Beaucoup ont tenté de ridiculiser Catherine Millet en la traitant de papesse de l’art contemporain. Elle a splendidement résisté. Et de manière la plus instinctive et intelligente qui soit. Les chiens ont aboyés : sa caravane est passée. Elle poursuit son chemin, les chiens se sont fatigués. L’auteure sait en effet d’où elle vient et n’a jamais renié son passé même si elle a su le lâcher pour faire fructifier le présent. Le sien comme celui de l’art. Et son apport reste considérable.
Elle a défendu en près de cinquante ans de carrière de nombreux courants français, européens, américains et de nombreux artistes et écrivains (Bernard Dufour, Bertrand Lavier, Michel Houellebecq entre autres). Et toujours avec un avantage certain pour le lecteur : elle ne décide pas pour lui, n’impose rien mais propose. C’est là un rare et superbe exercice de politesse et de discrétion.
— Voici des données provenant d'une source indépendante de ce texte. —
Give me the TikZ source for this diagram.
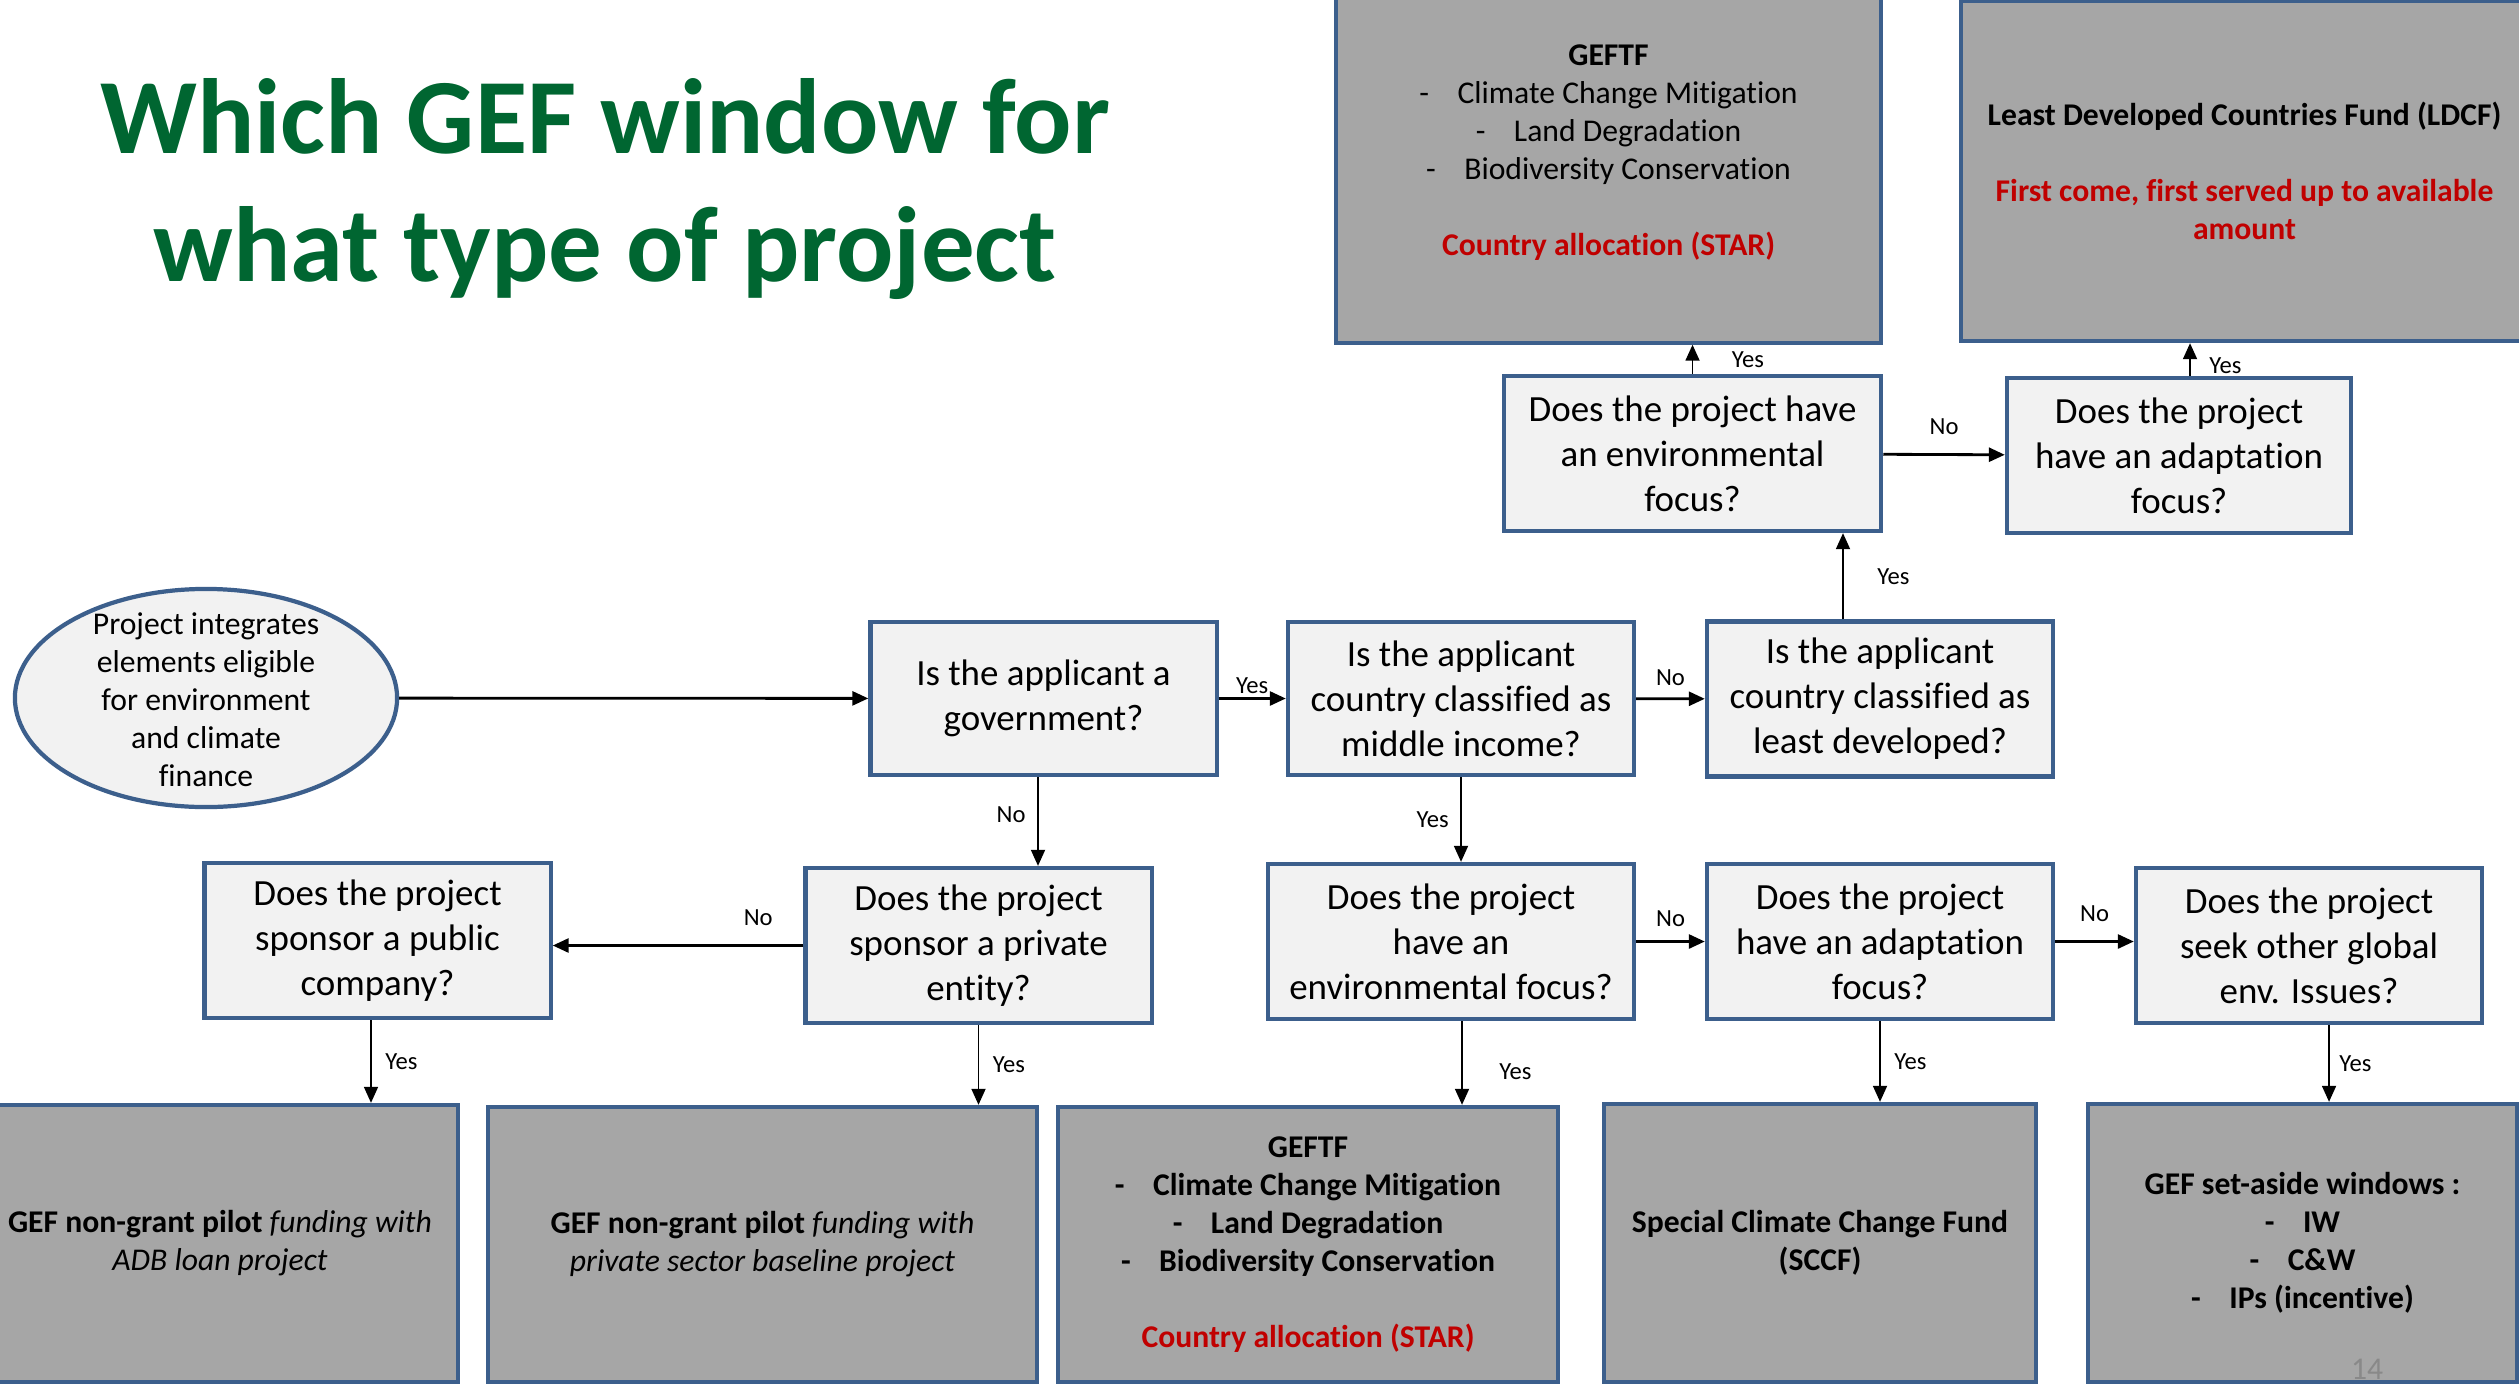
\documentclass[tikz,border=0pt]{standalone}
\usepackage{fontspec}
\setmainfont{Carlito}[Ligatures=NoCommon]
\usepackage{tikz}
\usetikzlibrary{positioning,calc,arrows.meta,shapes.geometric}
\tikzset{>={Triangle[length=0.16cm,width=0.14cm]}}
\definecolor{boxblue}{RGB}{60,95,140}
\definecolor{qgrey}{RGB}{242,242,242}
\definecolor{ogrey}{RGB}{166,166,166}
\definecolor{gefred}{RGB}{192,0,0}
\definecolor{titlegreen}{RGB}{0,102,49}
\definecolor{pagegrey}{RGB}{137,137,137}
\tikzset{
  qbox/.style={draw=boxblue,fill=qgrey,line width=1.2pt,minimum width=3.46cm,minimum height=1.55cm,inner sep=0pt,align=center,font=\fontsize{10.5}{12.8}\selectfont},
  obox/.style={draw=boxblue,fill=ogrey,line width=1.2pt,inner sep=0pt,align=center,font=\fontsize{9}{10.8}\selectfont},
  lbl/.style={font=\fontsize{7}{8}\selectfont,inner sep=1pt},
  arr/.style={->,line width=0.5pt},
  tarr/.style={->,line width=0.8pt},
  ttl/.style={font=\fontsize{30.4}{37}\selectfont\bfseries,text=titlegreen,anchor=base}
}
\newcommand{\gefitem}[1]{-\hspace{0.9em}#1}

\begin{document}
\begin{tikzpicture}[x=0.01cm,y=-0.01cm]
\useasboundingbox (0,0) rectangle (2519,1385);
\fill[white] (0,0) rectangle (2519,1385);

\node[ttl] (Title) at (605,154) {Which GEF window for};
\node[ttl] (TitleB) at (605,281) {what type of project};

% outcomes
\node[obox,minimum width=5.45cm,minimum height=3.79cm] (GefT) at (1608.5,153) {\textbf{GEFTF}\\ \gefitem{Climate Change Mitigation}\\ \gefitem{Land Degradation}\\ \gefitem{Biodiversity Conservation}\\[10.8pt] \textcolor{gefred}{\textbf{Country allocation (STAR)}}};
\node[obox,minimum width=5.67cm,minimum height=3.40cm] (Ldcf) at (2244.5,171) {\textbf{Least Developed Countries Fund (LDCF)}\\[10.8pt] \textcolor{gefred}{\textbf{First come, first served up to available}}\\ \textcolor{gefred}{\textbf{amount}}};
\node[obox,minimum width=4.76cm,minimum height=2.77cm] (Adb) at (220,1243.5) {\textbf{GEF non-grant pilot} \textit{funding with}\\ \textit{ADB loan project}};
\node[obox,minimum width=5.49cm,minimum height=2.75cm] (Pvt) at (762.5,1244.5) {\textbf{GEF non-grant pilot} \textit{funding with}\\ \textit{private sector baseline project}};
\node[obox,minimum width=5.00cm,minimum height=2.75cm,font=\fontsize{9}{10.8}\selectfont\bfseries] (GefB) at (1308,1244.5) {GEFTF\\ \gefitem{Climate Change Mitigation}\\ \gefitem{Land Degradation}\\ \gefitem{Biodiversity Conservation}\\[10.8pt] \textcolor{gefred}{Country allocation (STAR)}};
\node[obox,minimum width=4.32cm,minimum height=2.78cm,font=\fontsize{9}{10.8}\selectfont\bfseries] (Sccf) at (1820,1243) {Special Climate Change Fund\\(SCCF)};
\node[obox,minimum width=4.29cm,minimum height=2.78cm,font=\fontsize{9}{10.8}\selectfont\bfseries] (Set) at (2302.5,1243) {GEF set-aside windows :\\ \gefitem{IW}\\ \gefitem{C\&W}\\ \gefitem{IPs (incentive)}};
\node[font=\fontsize{9}{10}\selectfont,text=pagegrey,anchor=base] (PageNo) at (2367,1379) {14};

% start
\node[draw=boxblue,fill=qgrey,line width=1.2pt,ellipse,minimum width=3.82cm,minimum height=2.18cm] (Start) at (206,698) {};
\node[align=center,font=\fontsize{9}{10.8}\selectfont] (StartTxt) at (206,700) {Project integrates\\elements eligible\\for environment\\and climate\\finance};

% questions
\node[qbox,minimum width=3.77cm] (EnvT) at (1692.5,453.5) {Does the project have\\an environmental\\focus?};
\node[qbox,minimum width=3.44cm] (AdaT) at (2179,455.5) {Does the project\\have an adaptation\\focus?};
\node[qbox,minimum height=1.53cm] (Gov) at (1043.5,698.5) {Is the applicant a\\government?};
\node[qbox,minimum height=1.53cm] (Mid) at (1461,698.5) {Is the applicant\\country classified as\\middle income?};
\node[qbox] (Least) at (1880,699) {Is the applicant\\country classified as\\least developed?};
\node[qbox] (Pub) at (377.5,940.5) {Does the project\\sponsor a public\\company?};
\node[qbox] (Priv) at (978.5,945.5) {Does the project\\sponsor a private\\entity?};
\node[qbox,minimum width=3.66cm] (EnvB) at (1451,941.5) {Does the project\\have an\\environmental focus?};
\node[qbox] (AdaB) at (1880,941.5) {Does the project\\have an adaptation\\focus?};
\node[qbox] (Oth) at (2309,945.5) {Does the project\\seek other global\\env. Issues?};

% connectors
\draw[tarr] (Start) -- (Gov);
\draw[tarr] (Gov) -- node[lbl,above] {Yes} (Mid);
\draw[tarr] (Mid) -- node[lbl,above=0.08cm] {No} (Least);
\draw[arr] ([xshift=-0.37cm]Least.north) -- node[lbl,right=0.3cm] {Yes} ([xshift=-0.37cm]Least.north |- EnvT.south);
\draw[arr] (EnvT.north) -- node[lbl,right=0.35cm] {Yes} (EnvT.north |- GefT.south);
\draw[tarr] (EnvT) -- node[lbl,above=0.15cm] {No} (AdaT);
\draw[arr] ([xshift=0.11cm]AdaT.north) -- node[lbl,right=0.15cm,pos=0.3] {Yes} ([xshift=0.11cm]AdaT.north |- Ldcf.south);
\draw[arr] ([xshift=-0.055cm]Gov.south) -- node[lbl,left=0.08cm,pos=0.42] {No} ([xshift=-0.055cm]Gov.south |- Priv.north);
\draw[tarr] (Priv.west) -- node[lbl,above=0.15cm,pos=0.18] {No} (Priv.west -| Pub.east);
\draw[arr] ([xshift=-0.065cm]Pub.south) -- node[lbl,right=0.1cm] {Yes} ([xshift=-0.065cm]Pub.south |- Adb.north);
\draw[arr] (Priv.south) -- node[lbl,right=0.1cm] {Yes} (Priv.south |- Pvt.north);
\draw[arr] (Mid.south) -- node[lbl,left=0.08cm] {Yes} (Mid.south |- EnvB.north);
\draw[tarr] (EnvB) -- node[lbl,above=0.1cm] {No} (AdaB);
\draw[tarr] (AdaB.east) -- node[lbl,above=0.15cm] {No} (AdaB.east -| Oth.west);
\draw[arr] ([xshift=0.11cm]EnvB.south) -- node[lbl,right=0.33cm,pos=0.6] {Yes} ([xshift=0.11cm]EnvB.south |- GefB.north);
\draw[arr] (AdaB.south) -- node[lbl,right=0.1cm] {Yes} (AdaB.south |- Sccf.north);
\draw[arr] ([xshift=0.2cm]Oth.south) -- node[lbl,right=0.06cm] {Yes} ([xshift=0.2cm]Oth.south |- Set.north);
\end{tikzpicture}
\end{document}
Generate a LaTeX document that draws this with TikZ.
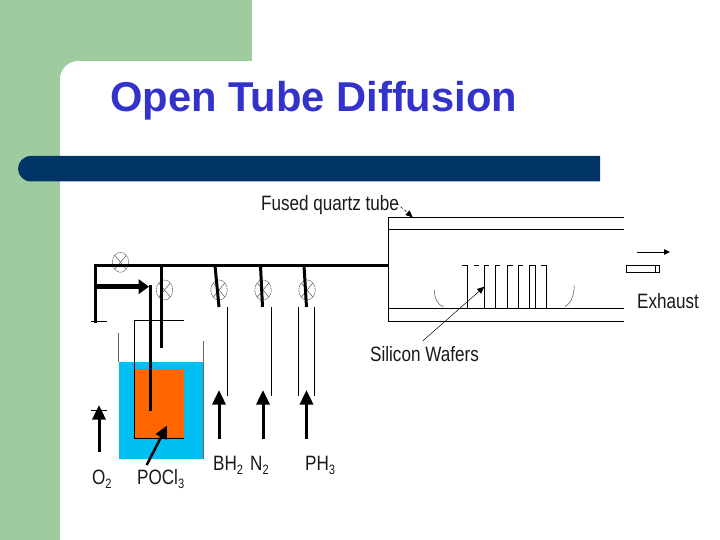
\documentclass[tikz,border=0pt]{standalone}
\usepackage{fontspec}
\setmainfont{Liberation Sans}
\usetikzlibrary{arrows.meta,shapes.geometric}
\definecolor{sage}{HTML}{9FCC9F}
\definecolor{navy}{HTML}{003366}
\definecolor{titleblue}{HTML}{3333CC}
\definecolor{bath}{HTML}{00BFF3}
\definecolor{charge}{HTML}{FF6600}
\newcommand{\lowtwo}[1]{\raisebox{-4pt}{\fontsize{13}{13}\selectfont #1}}
\tikzset{
  x=1pt,y=-1pt,
  pipe/.style={line width=3.2pt,black},
  thin line/.style={line width=0.8pt,black},
  tube line/.style={line width=1pt,black},
  gas arrow/.style={line width=3pt,black,-{Triangle[length=14.5pt,width=13pt]},shorten >=-0.5pt},
  valve/.style={ellipse,draw=black!65,dash pattern=on 2pt off 0.6pt,line width=0.5pt,minimum width=16.5pt,minimum height=20pt,inner sep=0pt,
    path picture={\draw[black!65,line width=0.5pt,solid]
      ([xshift=2.5pt,yshift=-3pt]path picture bounding box.north west)--([xshift=-2.5pt,yshift=3pt]path picture bounding box.south east)
      ([xshift=-2.5pt,yshift=-3pt]path picture bounding box.north east)--([xshift=2.5pt,yshift=3pt]path picture bounding box.south west);}},
  lab/.style={inner sep=0pt,font=\fontsize{20}{20}\selectfont,text=black!90,xscale=0.855,yscale=1.04},
  title text/.style={inner sep=0pt,anchor=west,text=titleblue,font=\fontsize{41.7}{42}\selectfont\bfseries},
}
\begin{document}
\begin{tikzpicture}
\useasboundingbox (0,0) rectangle (720,540);
% background
\fill[sage] (0,0) rectangle (252,61);
\fill[sage] (0,0) rectangle (60,540);
\fill[sage] (60,61) -- (78,61) .. controls (68,61) and (60,69) .. (60,79) -- cycle;
\node[title text] (title) at (110,101) {Open Tube Diffusion};
\fill[navy] (600,156) -- (31,156) .. controls (23.5,156) and (18,162) .. (18,168.75) .. controls (18,175.5) and (23.5,181.5) .. (31,181.5) -- (600,181.5) -- cycle;
% bath
\fill[bath] (119,362) rectangle (203.7,459);
\fill[charge] (134.3,369.3) rectangle (184,438.7);
\draw[thin line,black!60] (118.7,333) -- (118.7,362);
\draw[thin line,black!60] (203.6,341) -- (203.6,459);
\draw[thin line] (184,320.3) -- (134.3,320.3) -- (134.3,438.7) -- (184,438.7);
% coordinates
\coordinate (mL) at (95.7,265.7);
\coordinate (mR) at (388.5,265.7);
\coordinate (foot) at (95.7,321);
\coordinate (bubT) at (150.5,285);
\coordinate (bubB) at (150.5,411);
\coordinate (bT) at (161.5,265.7);
\coordinate (bB) at (161.5,348);
% valves
\node[valve] (v0) at (120.5,262.3) {};
\node[valve] (v1) at (164.5,290) {};
\node[valve] (v2) at (219,290) {};
\node[valve] (v3) at (263,290) {};
\node[valve] (v4) at (307,290) {};
% pipes
\draw[pipe] (mL) -- (mR);
\draw[pipe,line cap=rect] (mL) -- (foot);
\draw[thin line] (91,321) -- (107,321);
\coordinate (brA) at (95.7,286.7); \coordinate (brB) at (149,286.7);
\draw[line width=4.5pt,-{Triangle[length=10.5pt,width=14.5pt]}] (brA) -- (brB);
\draw[line width=3pt] (bubT) -- (bubB);
\draw[line width=3pt] (bT) -- (bB);
\coordinate (b1) at (215,265.7); \coordinate (b1e) at (219,307);
\coordinate (b2) at (260.5,265.7); \coordinate (b2e) at (262.5,307);
\coordinate (b3) at (304,265.7); \coordinate (b3e) at (306.5,307);
\draw[line width=3pt] (b1) -- (b1e);
\draw[line width=3pt] (b2) -- (b2e);
\draw[line width=3pt] (b3) -- (b3e);
% thin feed lines
\draw[thin line] (227.5,307) -- (227.5,396);
\draw[thin line] (271,307) -- (271,396);
\draw[thin line] (298.3,307) -- (298.3,396);
\draw[thin line] (314.3,307) -- (314.3,396);
% gas arrows
\coordinate (o2a) at (99,452); \coordinate (o2b) at (99,405.5);
\coordinate (bha) at (219,439); \coordinate (bhb) at (219,390.5);
\coordinate (n2a) at (263,439); \coordinate (n2b) at (263,390.5);
\coordinate (pha) at (306.5,439); \coordinate (phb) at (306.5,390.5);
\draw[gas arrow] (o2a) -- (o2b);
\draw[gas arrow] (bha) -- (bhb);
\draw[gas arrow] (n2a) -- (n2b);
\draw[gas arrow] (pha) -- (phb);
\draw[thin line] (91,410) -- (107,410);
\coordinate (pa) at (146.7,465); \coordinate (pb) at (167,425.5);
\draw[line width=2.5pt,-{Triangle[length=13pt,width=12pt]}] (pa) -- (pb);
% tube
\draw[tube line] (624,217.3) -- (388.5,217.3) -- (388.5,321.5) -- (624,321.5);
\draw[tube line] (388.5,229.3) -- (624,229.3);
\draw[tube line] (388.5,308.3) -- (624,308.3);
% wafers
\foreach \xa/\xb/\xc in {467.3/462.3/467.3,484.3/484.3/489.3,495/495/500,507/507/512.7,518.3/518.3/523.3,529.3/529.3/535.7,535.7/535.7/535.7,546.3/540.7/546.3}{
  \draw[thin line] (\xa,308.3) -- (\xa,265.3);
  \draw[thin line] (\xb,265.3) -- (\xc,265.3);
}
\draw[thin line] (474,265.3) -- (479,265.3);
% boat ends
\draw[line width=0.5pt,black!70] (434.3,290) .. controls (434.5,299) and (438,305) .. (443.3,306.7);
\draw[line width=0.5pt,black!70] (574.3,286) .. controls (574,297) and (570,304) .. (565,306.7);
% exhaust
\coordinate (ea) at (637.3,252); \coordinate (eb) at (670,252);
\draw[thin line,-{Triangle[length=6pt,width=5.5pt]}] (ea) -- (eb);
\draw[line width=0.7pt,black,fill=white] (626.3,265.3) rectangle (659.7,272.7);
\draw[line width=0.7pt,black] (655,265.3) -- (655,272.7);
% labels
\node[lab,anchor=west] (fq) at (261,205) {Fused quartz tube};
\coordinate (fqa) at (396.7,203.3); \coordinate (fqb) at (412.7,217.3);
\draw[line width=0.5pt,densely dashed,-{Triangle[length=7pt,width=6pt]}] (fqa) -- (fqb);
\node[lab,anchor=west] (sw) at (370,354) {Silicon Wafers};
\coordinate (swa) at (422.7,341); \coordinate (swb) at (484.3,286.7);
\draw[line width=0.5pt,-{Triangle[length=7pt,width=6pt]}] (swa) -- (swb);
\node[lab,anchor=west] (ex) at (637,301) {Exhaust};
\node[lab,anchor=base west] (lo) at (92,484) {O\lowtwo{2}};
\node[lab,anchor=base west] (lp) at (137,484) {POCl\lowtwo{3}};
\node[lab,anchor=base west] (lb) at (213,470) {BH\lowtwo{2}};
\node[lab,anchor=base west] (ln) at (250,470) {N\lowtwo{2}};
\node[lab,anchor=base west] (lh) at (305,470) {PH\lowtwo{3}};
\end{tikzpicture}
\end{document}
Catherine Millet refuse toute technique d’hypnose, néglige à dessein d’imposer une violence fascinatrice qui aboutirait à l’obéissance d’un lecteur-victime. C’est pourquoi lire de tels entretiens est un plaisir. L’auteure refuse l’hostilité stérile et propose des exercices d’admiration et d’aveu pleins de pudeur et d’ironie. Elle nous entraîne à sa suite en multipliant les descriptions et les évocations sans forcer l’accès au « corps » de l’autre pour en faire son propre domus.
Un tel livre est donc un exercice de liberté offert à la lectrice et au lecteur.
jean-paul gavard-perret
Catherine Millet, Catherine Millet, Art Press, ‚ coll. « Les grands entretiens d’Artpress », Paris, 2018, 88 p. — 10,00 €.
JPGP , JPGP ! Il n’a rien à envier à Catherine Millet . Ce sont deux fins limiers des exercices de liberté .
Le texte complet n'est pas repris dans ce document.